Write out again, exactly as they appear, the lines from the line with "Write a Python" through the line with "from matplotlib.transforms import Affine2D". Do not include any pictures.
--*--
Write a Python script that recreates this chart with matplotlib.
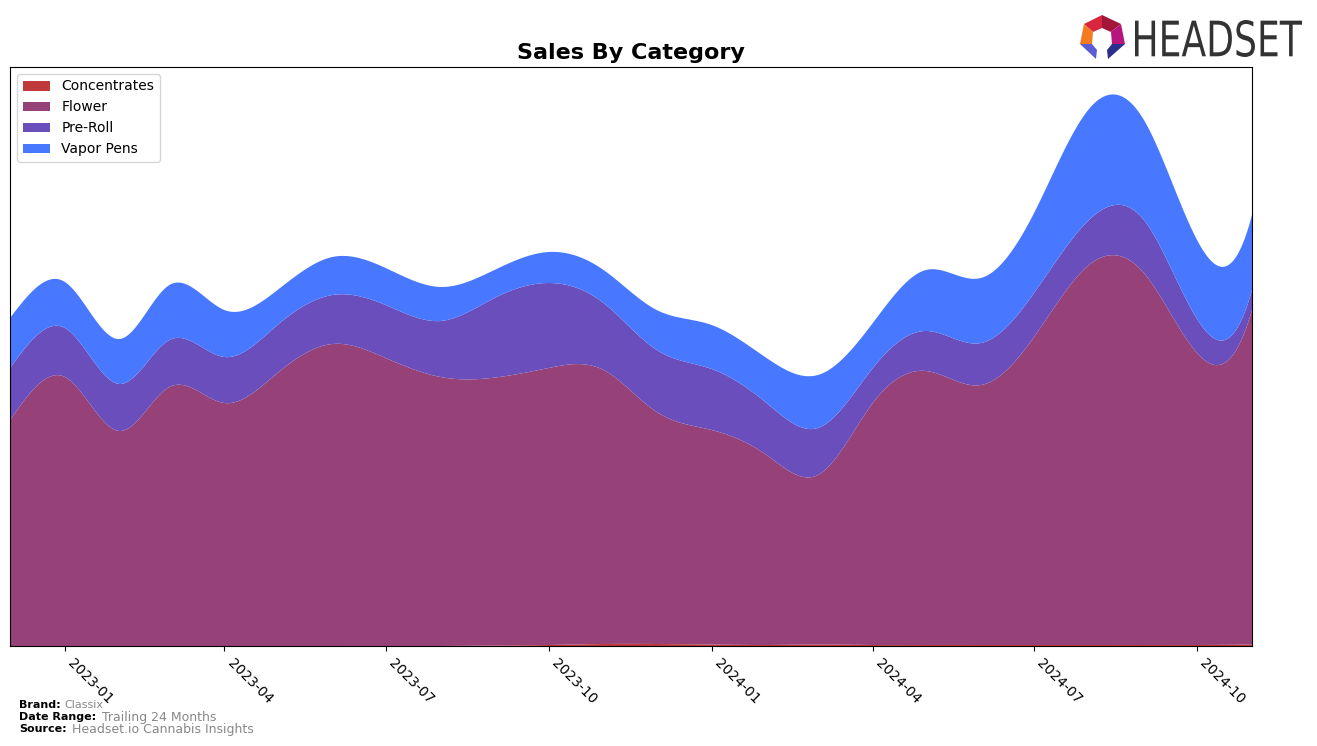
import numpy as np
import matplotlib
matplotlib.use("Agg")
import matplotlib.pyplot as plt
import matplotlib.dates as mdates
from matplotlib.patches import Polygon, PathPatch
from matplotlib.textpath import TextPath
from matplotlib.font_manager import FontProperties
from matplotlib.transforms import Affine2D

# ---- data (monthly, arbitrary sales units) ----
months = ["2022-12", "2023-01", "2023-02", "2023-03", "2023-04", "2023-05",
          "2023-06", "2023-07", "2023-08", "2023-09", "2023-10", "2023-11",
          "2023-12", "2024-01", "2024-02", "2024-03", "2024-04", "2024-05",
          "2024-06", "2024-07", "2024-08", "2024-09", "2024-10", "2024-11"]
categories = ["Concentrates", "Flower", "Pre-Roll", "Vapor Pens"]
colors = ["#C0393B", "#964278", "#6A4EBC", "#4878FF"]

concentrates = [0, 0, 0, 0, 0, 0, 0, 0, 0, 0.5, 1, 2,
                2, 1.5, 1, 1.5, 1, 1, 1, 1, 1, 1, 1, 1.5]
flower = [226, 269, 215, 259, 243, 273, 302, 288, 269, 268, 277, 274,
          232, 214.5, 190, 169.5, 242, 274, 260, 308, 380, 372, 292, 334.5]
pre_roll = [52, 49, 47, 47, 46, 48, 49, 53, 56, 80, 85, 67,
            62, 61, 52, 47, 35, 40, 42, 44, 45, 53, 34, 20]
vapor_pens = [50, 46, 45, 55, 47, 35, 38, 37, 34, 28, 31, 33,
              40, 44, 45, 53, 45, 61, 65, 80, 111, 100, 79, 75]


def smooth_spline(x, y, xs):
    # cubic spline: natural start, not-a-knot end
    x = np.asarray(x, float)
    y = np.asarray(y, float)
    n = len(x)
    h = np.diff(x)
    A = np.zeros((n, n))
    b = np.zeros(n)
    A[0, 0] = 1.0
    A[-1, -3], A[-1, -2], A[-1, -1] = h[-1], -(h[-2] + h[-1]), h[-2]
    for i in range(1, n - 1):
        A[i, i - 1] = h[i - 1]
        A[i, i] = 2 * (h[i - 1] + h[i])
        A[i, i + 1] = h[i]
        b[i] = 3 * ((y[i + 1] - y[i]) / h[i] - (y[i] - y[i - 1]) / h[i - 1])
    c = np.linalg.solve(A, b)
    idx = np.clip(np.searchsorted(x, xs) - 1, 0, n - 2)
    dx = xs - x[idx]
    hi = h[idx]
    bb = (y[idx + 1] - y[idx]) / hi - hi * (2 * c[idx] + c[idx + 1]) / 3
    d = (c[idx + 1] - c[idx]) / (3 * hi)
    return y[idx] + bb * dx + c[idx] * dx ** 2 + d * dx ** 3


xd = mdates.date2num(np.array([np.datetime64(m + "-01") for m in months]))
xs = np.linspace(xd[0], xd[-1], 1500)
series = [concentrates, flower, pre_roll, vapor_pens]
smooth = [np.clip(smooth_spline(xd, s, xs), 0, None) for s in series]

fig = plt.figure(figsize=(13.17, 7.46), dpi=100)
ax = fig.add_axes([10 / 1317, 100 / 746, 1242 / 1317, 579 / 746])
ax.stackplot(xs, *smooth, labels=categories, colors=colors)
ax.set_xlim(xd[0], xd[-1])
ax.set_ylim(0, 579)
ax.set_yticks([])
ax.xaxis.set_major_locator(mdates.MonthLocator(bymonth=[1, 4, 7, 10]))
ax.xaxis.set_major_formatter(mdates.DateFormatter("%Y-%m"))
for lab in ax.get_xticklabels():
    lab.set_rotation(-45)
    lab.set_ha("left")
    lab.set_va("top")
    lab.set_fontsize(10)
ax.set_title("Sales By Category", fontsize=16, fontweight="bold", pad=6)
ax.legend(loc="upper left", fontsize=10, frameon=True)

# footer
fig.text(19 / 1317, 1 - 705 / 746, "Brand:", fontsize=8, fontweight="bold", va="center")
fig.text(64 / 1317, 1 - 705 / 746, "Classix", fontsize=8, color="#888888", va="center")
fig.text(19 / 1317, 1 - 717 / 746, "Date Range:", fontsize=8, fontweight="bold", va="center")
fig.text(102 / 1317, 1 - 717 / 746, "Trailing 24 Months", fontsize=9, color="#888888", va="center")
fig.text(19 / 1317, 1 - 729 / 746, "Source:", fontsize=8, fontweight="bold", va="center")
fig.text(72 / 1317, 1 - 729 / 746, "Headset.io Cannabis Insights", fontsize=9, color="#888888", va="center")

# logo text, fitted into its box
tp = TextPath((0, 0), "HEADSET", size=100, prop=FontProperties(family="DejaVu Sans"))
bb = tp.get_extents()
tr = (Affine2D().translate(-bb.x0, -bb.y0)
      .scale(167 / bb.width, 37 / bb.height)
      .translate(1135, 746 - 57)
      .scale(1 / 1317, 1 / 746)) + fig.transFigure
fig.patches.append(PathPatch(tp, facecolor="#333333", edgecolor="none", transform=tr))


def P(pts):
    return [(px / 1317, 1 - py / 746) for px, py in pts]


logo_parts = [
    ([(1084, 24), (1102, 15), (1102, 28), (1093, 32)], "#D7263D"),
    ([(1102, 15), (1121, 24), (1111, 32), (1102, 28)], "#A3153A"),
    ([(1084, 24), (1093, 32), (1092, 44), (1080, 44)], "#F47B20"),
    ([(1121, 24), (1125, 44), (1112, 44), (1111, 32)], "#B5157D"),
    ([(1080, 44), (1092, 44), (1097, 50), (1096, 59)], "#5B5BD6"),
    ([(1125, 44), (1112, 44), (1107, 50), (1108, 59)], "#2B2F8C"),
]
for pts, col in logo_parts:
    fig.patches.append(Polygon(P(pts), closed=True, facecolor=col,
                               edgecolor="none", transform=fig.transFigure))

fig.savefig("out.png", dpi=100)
--*--
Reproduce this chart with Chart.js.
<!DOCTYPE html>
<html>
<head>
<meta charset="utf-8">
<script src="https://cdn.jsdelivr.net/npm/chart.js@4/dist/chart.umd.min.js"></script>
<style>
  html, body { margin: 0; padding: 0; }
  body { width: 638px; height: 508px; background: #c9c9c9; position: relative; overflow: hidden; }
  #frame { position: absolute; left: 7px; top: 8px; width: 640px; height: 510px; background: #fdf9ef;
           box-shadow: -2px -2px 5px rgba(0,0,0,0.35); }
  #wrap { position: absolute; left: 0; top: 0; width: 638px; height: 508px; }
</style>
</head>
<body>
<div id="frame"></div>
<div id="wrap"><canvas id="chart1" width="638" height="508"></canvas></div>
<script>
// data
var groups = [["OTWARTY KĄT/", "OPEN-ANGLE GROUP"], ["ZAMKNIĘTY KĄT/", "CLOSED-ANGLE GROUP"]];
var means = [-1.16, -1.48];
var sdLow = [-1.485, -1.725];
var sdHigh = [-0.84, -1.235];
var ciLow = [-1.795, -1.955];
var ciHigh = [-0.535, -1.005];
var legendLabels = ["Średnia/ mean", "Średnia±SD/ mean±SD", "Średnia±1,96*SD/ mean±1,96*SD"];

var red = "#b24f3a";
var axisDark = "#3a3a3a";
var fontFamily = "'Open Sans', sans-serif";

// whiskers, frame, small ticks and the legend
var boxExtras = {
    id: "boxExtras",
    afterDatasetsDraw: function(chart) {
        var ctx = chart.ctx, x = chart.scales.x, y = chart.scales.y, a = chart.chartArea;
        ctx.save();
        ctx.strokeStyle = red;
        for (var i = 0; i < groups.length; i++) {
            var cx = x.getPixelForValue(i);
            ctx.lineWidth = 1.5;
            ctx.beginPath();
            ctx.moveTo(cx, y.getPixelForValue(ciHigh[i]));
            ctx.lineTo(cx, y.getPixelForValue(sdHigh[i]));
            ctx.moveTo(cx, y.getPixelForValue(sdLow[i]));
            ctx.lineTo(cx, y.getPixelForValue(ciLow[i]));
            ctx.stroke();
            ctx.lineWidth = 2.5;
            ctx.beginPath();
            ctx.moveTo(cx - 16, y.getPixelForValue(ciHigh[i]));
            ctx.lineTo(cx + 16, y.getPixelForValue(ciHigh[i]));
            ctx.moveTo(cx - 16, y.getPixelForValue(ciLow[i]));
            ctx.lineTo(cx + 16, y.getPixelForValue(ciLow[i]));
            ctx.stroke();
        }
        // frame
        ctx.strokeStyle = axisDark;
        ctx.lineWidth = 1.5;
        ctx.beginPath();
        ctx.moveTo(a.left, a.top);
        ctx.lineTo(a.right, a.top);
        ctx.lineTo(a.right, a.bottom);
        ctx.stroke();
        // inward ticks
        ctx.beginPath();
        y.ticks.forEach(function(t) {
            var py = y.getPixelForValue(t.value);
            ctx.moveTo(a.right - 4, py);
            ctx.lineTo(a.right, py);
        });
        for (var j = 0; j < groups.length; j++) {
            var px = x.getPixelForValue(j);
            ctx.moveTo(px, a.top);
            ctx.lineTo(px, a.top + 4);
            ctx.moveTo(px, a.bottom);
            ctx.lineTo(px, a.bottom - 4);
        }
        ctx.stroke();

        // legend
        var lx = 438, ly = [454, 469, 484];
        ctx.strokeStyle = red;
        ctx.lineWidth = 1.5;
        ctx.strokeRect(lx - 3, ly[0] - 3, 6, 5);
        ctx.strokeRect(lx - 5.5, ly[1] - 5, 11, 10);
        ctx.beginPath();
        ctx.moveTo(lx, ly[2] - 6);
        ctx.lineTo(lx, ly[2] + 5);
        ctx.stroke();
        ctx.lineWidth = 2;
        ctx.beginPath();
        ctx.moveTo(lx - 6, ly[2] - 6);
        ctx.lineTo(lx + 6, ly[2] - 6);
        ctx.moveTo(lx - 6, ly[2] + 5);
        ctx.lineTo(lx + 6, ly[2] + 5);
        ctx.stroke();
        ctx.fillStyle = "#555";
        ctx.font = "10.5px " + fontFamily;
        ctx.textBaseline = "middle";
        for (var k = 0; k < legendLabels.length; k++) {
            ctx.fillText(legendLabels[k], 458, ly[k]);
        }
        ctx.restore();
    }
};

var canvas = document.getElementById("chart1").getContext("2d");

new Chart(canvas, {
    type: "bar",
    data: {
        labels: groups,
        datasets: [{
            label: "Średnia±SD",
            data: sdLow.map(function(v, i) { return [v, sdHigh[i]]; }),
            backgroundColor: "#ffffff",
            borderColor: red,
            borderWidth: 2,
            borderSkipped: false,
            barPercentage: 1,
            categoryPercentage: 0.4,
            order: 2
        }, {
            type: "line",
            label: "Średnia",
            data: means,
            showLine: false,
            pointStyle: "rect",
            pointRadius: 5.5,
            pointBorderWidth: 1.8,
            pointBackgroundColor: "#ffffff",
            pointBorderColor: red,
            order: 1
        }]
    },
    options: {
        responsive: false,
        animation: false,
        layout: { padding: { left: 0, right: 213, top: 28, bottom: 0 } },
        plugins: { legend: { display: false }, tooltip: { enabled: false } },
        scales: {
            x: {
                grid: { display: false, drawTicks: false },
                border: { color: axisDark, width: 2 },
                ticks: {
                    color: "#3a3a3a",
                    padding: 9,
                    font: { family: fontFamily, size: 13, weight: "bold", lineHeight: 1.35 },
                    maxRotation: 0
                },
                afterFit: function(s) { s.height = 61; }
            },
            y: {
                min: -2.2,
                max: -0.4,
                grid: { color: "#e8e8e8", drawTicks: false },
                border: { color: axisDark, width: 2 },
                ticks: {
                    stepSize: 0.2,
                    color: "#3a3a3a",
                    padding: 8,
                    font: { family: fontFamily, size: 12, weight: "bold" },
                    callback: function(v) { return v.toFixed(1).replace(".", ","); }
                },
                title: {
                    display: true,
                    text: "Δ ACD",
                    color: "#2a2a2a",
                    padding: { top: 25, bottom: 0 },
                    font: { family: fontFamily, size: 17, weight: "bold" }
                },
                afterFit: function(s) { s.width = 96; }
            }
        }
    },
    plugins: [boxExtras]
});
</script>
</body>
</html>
--*--
RESPONSE BELOW ::
Write a Python script that recreates this chart with matplotlib.
import numpy as np
import matplotlib
matplotlib.use("Agg")
import matplotlib.pyplot as plt
import matplotlib.dates as mdates
from matplotlib.patches import Polygon, PathPatch
from matplotlib.textpath import TextPath
from matplotlib.font_manager import FontProperties
from matplotlib.transforms import Affine2D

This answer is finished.